▶ **AIM**
Would you transcribe the listing that follows, character for character, and omit its images?

▶ **DATA EXTRACT**

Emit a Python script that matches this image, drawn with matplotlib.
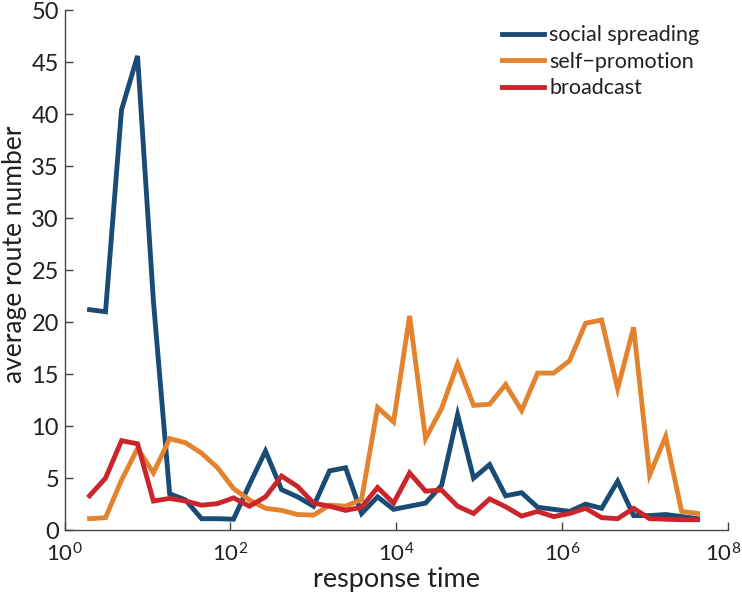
#!/usr/bin/env python3
# -*- coding: utf-8 -*-
"""Average route number vs. response time for three spreading strategies."""

import matplotlib
matplotlib.use("Agg")
import matplotlib.pyplot as plt
import matplotlib.transforms as mtransforms
from matplotlib.ticker import FixedLocator, LogFormatterSciNotation

plt.rcParams["font.family"] = ["Lato", "DejaVu Sans"]
plt.rcParams["mathtext.default"] = "regular"

# response-time bin centres (log spaced)
response_time = [
    2.0, 3.12, 4.86, 7.59, 11.8, 18.5, 28.8, 44.9, 70.0, 109,
    170, 265, 414, 646, 1007, 1570, 2449, 3819, 5957, 9290,
    1.449e4, 2.259e4, 3.524e4, 5.495e4, 8.57e4, 1.337e5, 2.084e5, 3.25e5, 5.07e5, 7.91e5,
    1.233e6, 1.923e6, 3.0e6, 4.68e6, 7.29e6, 1.138e7, 1.774e7, 2.767e7, 4.315e7,
]

social_spreading = [
    21.2, 21.0, 40.4, 45.6, 22.0, 3.5, 2.9, 1.1, 1.1, 1.05,
    4.4, 7.6, 3.9, 3.2, 2.3, 5.7, 6.0, 1.6, 3.2, 2.0,
    2.3, 2.6, 4.3, 11.1, 5.0, 6.3, 3.3, 3.6, 2.2, 2.0,
    1.8, 2.5, 2.1, 4.7, 1.4, 1.4, 1.5, 1.3, 1.1,
]

self_promotion = [
    1.1, 1.2, 4.8, 7.85, 5.5, 8.8, 8.4, 7.4, 6.0, 4.0,
    2.9, 2.1, 1.9, 1.5, 1.45, 2.4, 2.3, 2.95, 11.8, 10.4,
    20.6, 8.8, 11.7, 16.0, 12.0, 12.1, 14.0, 11.5, 15.1, 15.1,
    16.3, 19.9, 20.2, 13.6, 19.5, 5.3, 9.0, 1.8, 1.6,
]

broadcast = [
    3.3, 5.0, 8.6, 8.3, 2.8, 3.05, 2.8, 2.4, 2.55, 3.1,
    2.3, 3.2, 5.2, 4.2, 2.6, 2.3, 1.9, 2.2, 4.1, 2.6,
    5.5, 3.75, 3.85, 2.3, 1.6, 3.0, 2.25, 1.35, 1.8, 1.3,
    1.6, 2.1, 1.2, 1.1, 2.1, 1.1, 1.05, 1.0, 1.0,
]

series = [
    ("social spreading", social_spreading, "#1a4b74"),
    ("self\u2212promotion", self_promotion, "#e3832f"),
    ("broadcast", broadcast, "#c9252b"),
]

fig = plt.figure(figsize=(7.42, 5.97), dpi=100)
ax = fig.add_axes([0.087, 0.112, 0.894, 0.871])

for label, values, color in series:
    ax.plot(response_time, values, color=color, linewidth=3.5, label=label,
            solid_joinstyle="miter")

ax.set_xscale("log")
ax.set_xlim(1, 1e8)
ax.set_ylim(0, 50)
ax.xaxis.set_major_locator(FixedLocator([1, 1e2, 1e4, 1e6, 1e8]))
ax.xaxis.set_major_formatter(LogFormatterSciNotation())
ax.xaxis.set_minor_locator(FixedLocator([]))
ax.set_yticks(range(0, 51, 5))

for side in ("top", "right"):
    ax.spines[side].set_visible(False)
for side in ("left", "bottom"):
    ax.spines[side].set_color("#444444")
    ax.spines[side].set_linewidth(1.0)

ax.tick_params(axis="both", direction="in", length=6, width=1.0, color="#444444",
               labelcolor="#231f20")
ax.tick_params(axis="x", pad=9, labelsize=16)
ax.tick_params(axis="y", pad=4, labelsize=17)

# keep the last decade label inside the canvas
fig.canvas.draw()
last = ax.get_xticklabels()[-1]
last.set_transform(last.get_transform()
                   + mtransforms.ScaledTranslation(-5 / 100, 0, fig.dpi_scale_trans))

ax.set_xlabel("response time", fontsize=19.5, color="#231f20", labelpad=1)
ax.set_ylabel("average route number", fontsize=19, color="#231f20")
ax.yaxis.set_label_coords(-0.056, 0.53)

ax.legend(loc="upper right", bbox_to_anchor=(0.98, 1.0), frameon=False,
          fontsize=15.5, handlelength=1.95, handletextpad=0.25, labelspacing=0.3,
          borderaxespad=0.3, labelcolor="#231f20")

fig.savefig("out.png", dpi=100)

▶ **ANSWER**
Emit a Python script that matches this image, drawn with matplotlib.
#!/usr/bin/env python3
# -*- coding: utf-8 -*-
"""Average route number vs. response time for three spreading strategies."""

import matplotlib
matplotlib.use("Agg")
import matplotlib.pyplot as plt
import matplotlib.transforms as mtransforms
from matplotlib.ticker import FixedLocator, LogFormatterSciNotation

plt.rcParams["font.family"] = ["Lato", "DejaVu Sans"]
plt.rcParams["mathtext.default"] = "regular"

# response-time bin centres (log spaced)
response_time = [
    2.0, 3.12, 4.86, 7.59, 11.8, 18.5, 28.8, 44.9, 70.0, 109,
    170, 265, 414, 646, 1007, 1570, 2449, 3819, 5957, 9290,
    1.449e4, 2.259e4, 3.524e4, 5.495e4, 8.57e4, 1.337e5, 2.084e5, 3.25e5, 5.07e5, 7.91e5,
    1.233e6, 1.923e6, 3.0e6, 4.68e6, 7.29e6, 1.138e7, 1.774e7, 2.767e7, 4.315e7,
]

social_spreading = [
    21.2, 21.0, 40.4, 45.6, 22.0, 3.5, 2.9, 1.1, 1.1, 1.05,
    4.4, 7.6, 3.9, 3.2, 2.3, 5.7, 6.0, 1.6, 3.2, 2.0,
    2.3, 2.6, 4.3, 11.1, 5.0, 6.3, 3.3, 3.6, 2.2, 2.0,
    1.8, 2.5, 2.1, 4.7, 1.4, 1.4, 1.5, 1.3, 1.1,
]

self_promotion = [
    1.1, 1.2, 4.8, 7.85, 5.5, 8.8, 8.4, 7.4, 6.0, 4.0,
    2.9, 2.1, 1.9, 1.5, 1.45, 2.4, 2.3, 2.95, 11.8, 10.4,
    20.6, 8.8, 11.7, 16.0, 12.0, 12.1, 14.0, 11.5, 15.1, 15.1,
    16.3, 19.9, 20.2, 13.6, 19.5, 5.3, 9.0, 1.8, 1.6,
]

broadcast = [
    3.3, 5.0, 8.6, 8.3, 2.8, 3.05, 2.8, 2.4, 2.55, 3.1,
    2.3, 3.2, 5.2, 4.2, 2.6, 2.3, 1.9, 2.2, 4.1, 2.6,
    5.5, 3.75, 3.85, 2.3, 1.6, 3.0, 2.25, 1.35, 1.8, 1.3,
    1.6, 2.1, 1.2, 1.1, 2.1, 1.1, 1.05, 1.0, 1.0,
]

series = [
    ("social spreading", social_spreading, "#1a4b74"),
    ("self\u2212promotion", self_promotion, "#e3832f"),
    ("broadcast", broadcast, "#c9252b"),
]

fig = plt.figure(figsize=(7.42, 5.97), dpi=100)
ax = fig.add_axes([0.087, 0.112, 0.894, 0.871])

for label, values, color in series:
    ax.plot(response_time, values, color=color, linewidth=3.5, label=label,
            solid_joinstyle="miter")

ax.set_xscale("log")
ax.set_xlim(1, 1e8)
ax.set_ylim(0, 50)
ax.xaxis.set_major_locator(FixedLocator([1, 1e2, 1e4, 1e6, 1e8]))
ax.xaxis.set_major_formatter(LogFormatterSciNotation())
ax.xaxis.set_minor_locator(FixedLocator([]))
ax.set_yticks(range(0, 51, 5))

for side in ("top", "right"):
    ax.spines[side].set_visible(False)
for side in ("left", "bottom"):
    ax.spines[side].set_color("#444444")
    ax.spines[side].set_linewidth(1.0)

ax.tick_params(axis="both", direction="in", length=6, width=1.0, color="#444444",
               labelcolor="#231f20")
ax.tick_params(axis="x", pad=9, labelsize=16)
ax.tick_params(axis="y", pad=4, labelsize=17)

# keep the last decade label inside the canvas
fig.canvas.draw()
last = ax.get_xticklabels()[-1]
last.set_transform(last.get_transform()
                   + mtransforms.ScaledTranslation(-5 / 100, 0, fig.dpi_scale_trans))

ax.set_xlabel("response time", fontsize=19.5, color="#231f20", labelpad=1)
ax.set_ylabel("average route number", fontsize=19, color="#231f20")
ax.yaxis.set_label_coords(-0.056, 0.53)

ax.legend(loc="upper right", bbox_to_anchor=(0.98, 1.0), frameon=False,
          fontsize=15.5, handlelength=1.95, handletextpad=0.25, labelspacing=0.3,
          borderaxespad=0.3, labelcolor="#231f20")

fig.savefig("out.png", dpi=100)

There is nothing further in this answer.